Na visão do relator da Lava Jato, o sistema criminal é “injusto e desigual” para a “parcela menos abastada da população e é leniente com os poderosos às voltas com práticas criminosas”.
“Quem atesta esse fato? O CNJ. Segundo dados do Conselho Nacional de Justiça do total aproximado de 800.000 presos, é a pobreza que está no cárcere; dos quase 35% dos presos sobre os quais há informação sobre escolaridade, 99% possuem apenas até o ensino médio incompleto, sendo expressiva a quantidade de analfabetos e aqueles somente com nível fundamental; a raça também é um ingrediente da seletividade punitiva: as pessoas presas de cor preta e parda totalizam 63,6% da população carcerária nacional, consoante dados do Infopen (Levantamento Nacional de Informações Penitenciárias) de junho de 2017”, disse o ministro, no documento.

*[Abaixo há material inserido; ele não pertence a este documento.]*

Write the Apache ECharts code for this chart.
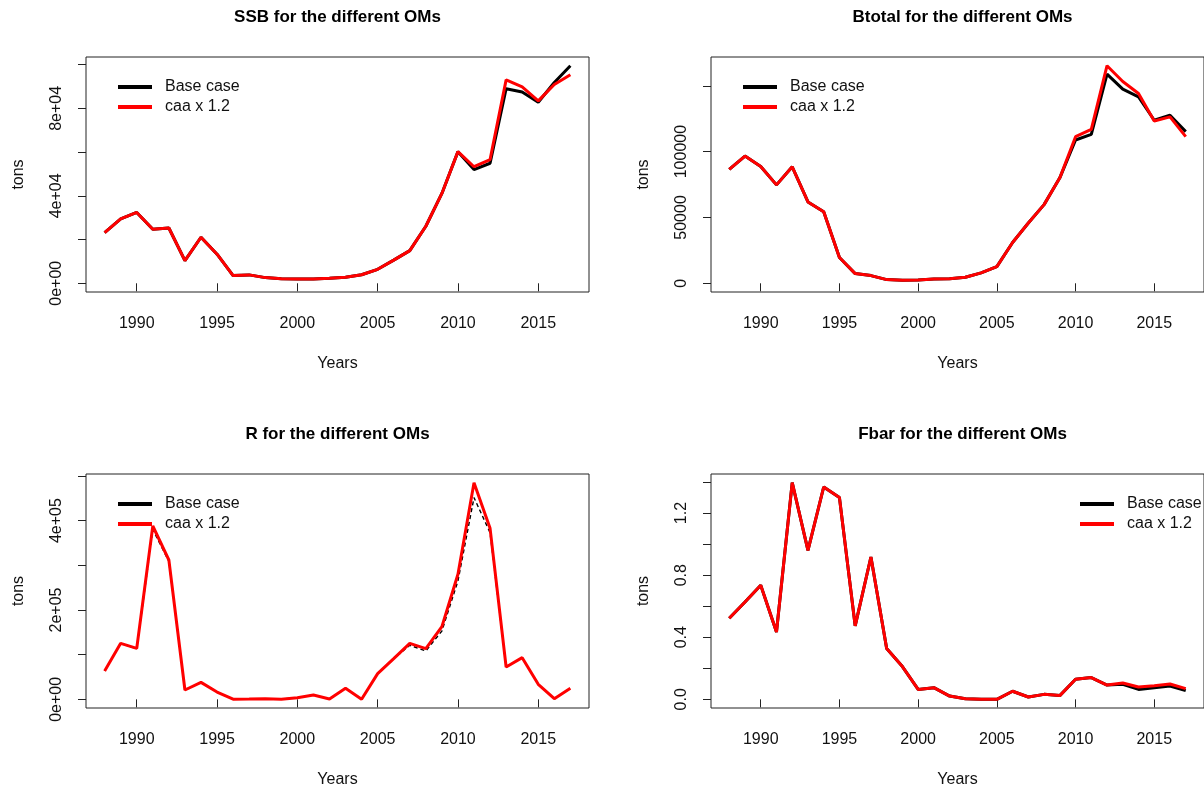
<!DOCTYPE html>
<html>
<head>
<meta charset="utf-8">
<title>OM comparison</title>
<script src="https://cdn.jsdelivr.net/npm/echarts@6/dist/echarts.min.js"></script>
<style>
  html, body { margin: 0; padding: 0; background: #fff; }
  #chart { width: 1204px; height: 789px; }
</style>
</head>
<body>
<div id="chart"></div>
<script>
// Assessment years
const years = [1988, 1989, 1990, 1991, 1992, 1993, 1994, 1995, 1996, 1997,
               1998, 1999, 2000, 2001, 2002, 2003, 2004, 2005, 2006, 2007,
               2008, 2009, 2010, 2011, 2012, 2013, 2014, 2015, 2016, 2017];

// Spawning stock biomass (tons)
const ssbBase = [23200, 29450, 32400, 24700, 25300, 10380, 21050, 13300, 3510, 3850,
                 2600, 2100, 2000, 2000, 2300, 2750, 3900, 6400, 10600, 14950,
                 26100, 41100, 60200, 52000, 54900, 89000, 87500, 82800, 91800, 99500];
const ssbCaa  = [23200, 29450, 32400, 24700, 25300, 10380, 21050, 13300, 3510, 3850,
                 2600, 2100, 2000, 2000, 2300, 2750, 3900, 6400, 10600, 14950,
                 26100, 41100, 60200, 53300, 56600, 93000, 89800, 83400, 90900, 95400];

// Total biomass (tons)
const btBase = [86430, 96600, 88700, 74730, 88460, 61770, 54400, 19570, 7370, 5850,
                2800, 2290, 2540, 3300, 3450, 4580, 7880, 12710, 31000, 45750,
                59740, 80070, 108800, 113120, 158870, 147430, 141590, 123800, 127600, 115150];
const btCaa  = [86430, 96600, 88700, 74730, 88460, 61770, 54400, 19570, 7370, 5850,
                2800, 2290, 2540, 3300, 3450, 4580, 7880, 12710, 31000, 45750,
                59740, 80070, 111340, 116930, 165230, 153280, 144130, 123290, 126340, 111340];

// Recruitment
const rBase = [63400, 125400, 113000, 380000, 309000, 20900, 38000, 16400, 300, 700,
               1500, 300, 3700, 9700, 700, 24600, 200, 57500, 91000, 121000,
               108200, 153000, 265000, 451500, 373000, 72400, 93300, 33600, 1500, 24600];
const rCaa  = [63400, 125400, 114200, 388000, 311900, 20900, 38000, 16400, 300, 700,
               1500, 300, 3700, 9700, 700, 24600, 200, 57500, 91000, 125400,
               113400, 162700, 279900, 485000, 382800, 72400, 93300, 33600, 1500, 24600];

// Mean fishing mortality
const fBase = [0.522, 0.627, 0.735, 0.434, 1.396, 0.960, 1.368, 1.300, 0.473, 0.917,
               0.327, 0.211, 0.064, 0.075, 0.021, 0.004, 0.000, 0.000, 0.052, 0.015,
               0.032, 0.024, 0.129, 0.140, 0.092, 0.097, 0.064, 0.075, 0.086, 0.056];
const fCaa  = [0.522, 0.627, 0.735, 0.434, 1.396, 0.960, 1.368, 1.300, 0.473, 0.917,
               0.327, 0.211, 0.064, 0.075, 0.021, 0.004, 0.000, 0.000, 0.052, 0.015,
               0.032, 0.024, 0.129, 0.140, 0.092, 0.105, 0.079, 0.088, 0.099, 0.069];

// Axis ticks and their labels
const yearTicks = [1990, 1995, 2000, 2005, 2010, 2015];
const ssbTicks = [0, 20000, 40000, 60000, 80000, 100000];
const ssbLabelValues = [0, 40000, 80000];
const ssbLabels = ['0e+00', '4e+04', '8e+04'];
const btTicks = [0, 50000, 100000, 150000];
const btLabelValues = [0, 50000, 100000];
const btLabels = ['0', '50000', '100000'];
const rTicks = [0, 100000, 200000, 300000, 400000, 500000];
const rLabelValues = [0, 200000, 400000];
const rLabels = ['0e+00', '2e+05', '4e+05'];
const fTicks = [0, 0.2, 0.4, 0.6, 0.8, 1.0, 1.2, 1.4];
const fLabelValues = [0, 0.4, 0.8, 1.2];
const fLabels = ['0.0', '0.4', '0.8', '1.2'];

const titles = ['SSB for the different OMs', 'Btotal for the different OMs',
                'R for the different OMs', 'Fbar for the different OMs'];
const seriesNames = ['Base case', 'caa x 1.2'];

const FONT = '"Liberation Sans", Arial, sans-serif';
const INK = '#111';

// Plot boxes (pixels)
const boxes = [
  { left: 86,  top: 57,  width: 503, height: 235 },
  { left: 711, top: 57,  width: 503, height: 235 },
  { left: 86,  top: 474, width: 503, height: 235 },
  { left: 711, top: 474, width: 503, height: 235 }
];

const panels = [
  { base: ssbBase, caa: ssbCaa, ticks: ssbTicks, lv: ssbLabelValues, lt: ssbLabels, dashed: false, legendLeft: 118 },
  { base: btBase,  caa: btCaa,  ticks: btTicks,  lv: btLabelValues,  lt: btLabels,  dashed: false, legendLeft: 743 },
  { base: rBase,   caa: rCaa,   ticks: rTicks,   lv: rLabelValues,   lt: rLabels,   dashed: true,  legendLeft: 118 },
  { base: fBase,   caa: fCaa,   ticks: fTicks,   lv: fLabelValues,   lt: fLabels,   dashed: false, legendLeft: 1080 }
];

// x range padded by 4% on each side; y from 0 to the maximum, padded by 4%
const xSpan = years[years.length - 1] - years[0];
const xMin = years[0] - 0.04 * xSpan;
const xMax = years[years.length - 1] + 0.04 * xSpan;

const pairs = (vals) => years.map((y, i) => [y, vals[i]]);

// label text for a tick value
const labelFor = (values, texts, v) => {
  for (let k = 0; k < values.length; k++) {
    if (Math.abs(values[k] - v) < 1e-9 * Math.max(1, Math.abs(values[k]))) return texts[k];
  }
  return '';
};

const option = {
  animation: false,
  backgroundColor: '#fff',
  title: [], grid: [], xAxis: [], yAxis: [], legend: [], series: []
};

panels.forEach((p, i) => {
  const b = boxes[i];
  const top = Math.max(...p.base, ...p.caa);
  const yMin = -0.04 * top;
  const yMax = top * 1.04;

  option.grid.push({
    left: b.left, top: b.top, width: b.width, height: b.height,
    show: true, borderColor: '#222', borderWidth: 1, backgroundColor: 'transparent',
    containLabel: false
  });

  option.title.push({
    text: titles[i],
    left: b.left + b.width / 2,
    top: b.top - 48,
    textAlign: 'center',
    padding: 0,
    textStyle: { fontFamily: FONT, fontSize: 17, fontWeight: 'bold', color: '#000' }
  });

  option.xAxis.push({
    type: 'value', gridIndex: i, min: xMin, max: xMax,
    name: 'Years', nameLocation: 'middle', nameGap: 64,
    nameTextStyle: { fontFamily: FONT, fontSize: 16, color: INK },
    axisLine: { show: false },
    splitLine: { show: false },
    axisTick: { show: true, inside: false, length: 8, customValues: yearTicks,
                lineStyle: { color: '#222', width: 1 } },
    axisLabel: { customValues: yearTicks, margin: 24, fontFamily: FONT, fontSize: 16, color: INK,
                 formatter: (v) => String(Math.round(v)) }
  });

  option.yAxis.push({
    type: 'value', gridIndex: i, min: yMin, max: yMax,
    name: 'tons', nameLocation: 'middle', nameGap: 59,
    nameTextStyle: { fontFamily: FONT, fontSize: 16, color: INK },
    axisLine: { show: false },
    splitLine: { show: false },
    axisTick: { show: true, inside: false, length: 8, customValues: p.ticks,
                lineStyle: { color: '#222', width: 1 } },
    axisLabel: {
      show: true, customValues: p.lv, rotate: 90, margin: 21,
      hideOverlap: false, showMinLabel: true, showMaxLabel: true,
      fontFamily: FONT, fontSize: 16, color: INK,
      formatter: (v) => labelFor(p.lv, p.lt, v)
    }
  });

  option.series.push({
    name: seriesNames[0], type: 'line', xAxisIndex: i, yAxisIndex: i,
    data: pairs(p.base), symbol: 'none', z: 2,
    itemStyle: { color: '#000' },
    lineStyle: p.dashed ? { color: '#000', width: 1.4, type: [4, 3] }
                        : { color: '#000', width: 3 }
  });
  option.series.push({
    name: seriesNames[1], type: 'line', xAxisIndex: i, yAxisIndex: i,
    data: pairs(p.caa), symbol: 'none', z: 3,
    itemStyle: { color: '#ff0000' },
    lineStyle: { color: '#ff0000', width: 3 }
  });

  option.legend.push({
    data: seriesNames,
    orient: 'vertical',
    left: p.legendLeft,
    top: b.top + 20,
    icon: 'rect',
    itemWidth: 34, itemHeight: 4, itemGap: 0,
    padding: 0,
    selectedMode: false,
    itemStyle: { borderWidth: 0 },
    textStyle: { fontFamily: FONT, fontSize: 16, color: INK, lineHeight: 20, padding: [0, 0, 0, 8] }
  });
});

const chart = echarts.init(document.getElementById('chart'), null, { renderer: 'canvas' });
chart.setOption(option);
</script>
</body>
</html>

Para ele, o “mais grave” seria o fato de que “apenas 1,43% dos presos responde por crimes contra a Administração Pública”. “Por aí, Senhor Presidente, consoante é consabido, se percebe com nitidez quem é, tradicionalmente, infenso à lei penal. Isso não significa, de modo, mitigar garantias constitucionais, pois somente na legalidade constitucional é possível encontrar respostas”, concluiu.